The root cause of the crisis is the absence of a common political agenda in the Belarusian-Ukrainian relations. Minsk is looking for a market for Belarusian exports in Ukraine and offers its services as a negotiation platform for the settlement of the Russo-Ukrainian war, thereby hoping to avoid political issues in the dialogue with Kiev. Meanwhile, Ukraine is hoping for political support from Minsk in the confrontation with Moscow. In addition, Ukraine’s integration with NATO presupposes her common position with the Alliance in relation to Belarus. The NATO leadership regards the Belarusian Armed Forces as an integral part of the Russian military machine in the western strategic front (the Baltic states and Poland). In addition, the ongoing military reform in Ukraine envisages a reduction in the number of generals and the domestic political struggle makes some Ukrainian top military leaders targets in politically motivated attacks.

Hence, the criticism of Belarus coming from Ukrainian military leadership is dictated primarily by internal and external political considerations, as well as by the need to protect the interests of generals, and only then by facts.

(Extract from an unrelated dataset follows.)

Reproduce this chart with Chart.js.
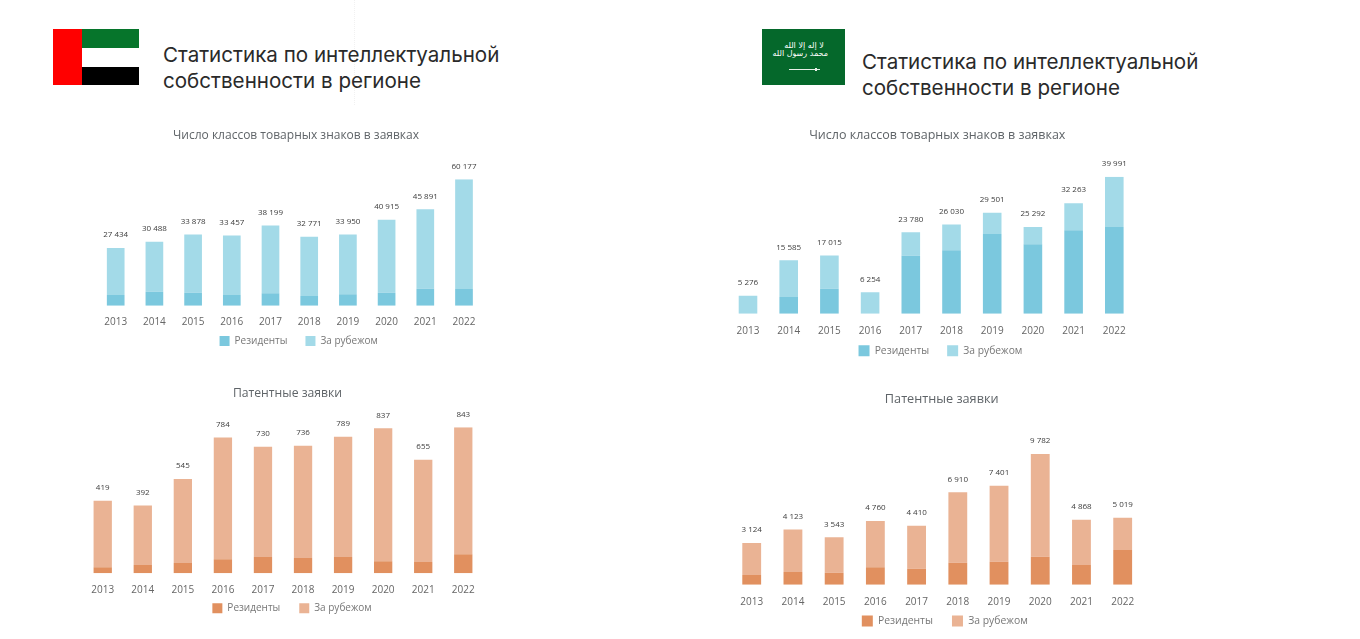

For instance, initially, the Ukrainian military leadership made statements about 100,000 Russian servicemen allegedly taking part in the Russo-Belarusian military drill West-2017. Then the exercises were labelled quazi-open and military observers from Ukraine refused to provide their assessment, which caused a negative reaction in Minsk. Further, without citing specific facts, it was stated that Russia was building up its military presence in Belarus.

Apparently, the Belarusian and Ukrainian Defence Ministries have entangled in a confrontational spiral (on the level of rhetoric). Moreover, only a small part of the overly hidden process has been disclosed. That said, third states are very likely to take advantage of the situation (or have already done so). This is not only about Russia.

The Belarusian Defence Ministry officials are restrained in assessing their Ukrainian counterparts. However, such a restraint is not enough. Current military-political relations between Belarus and Ukraine are unlikely to stabilise without the intervention of both presidents.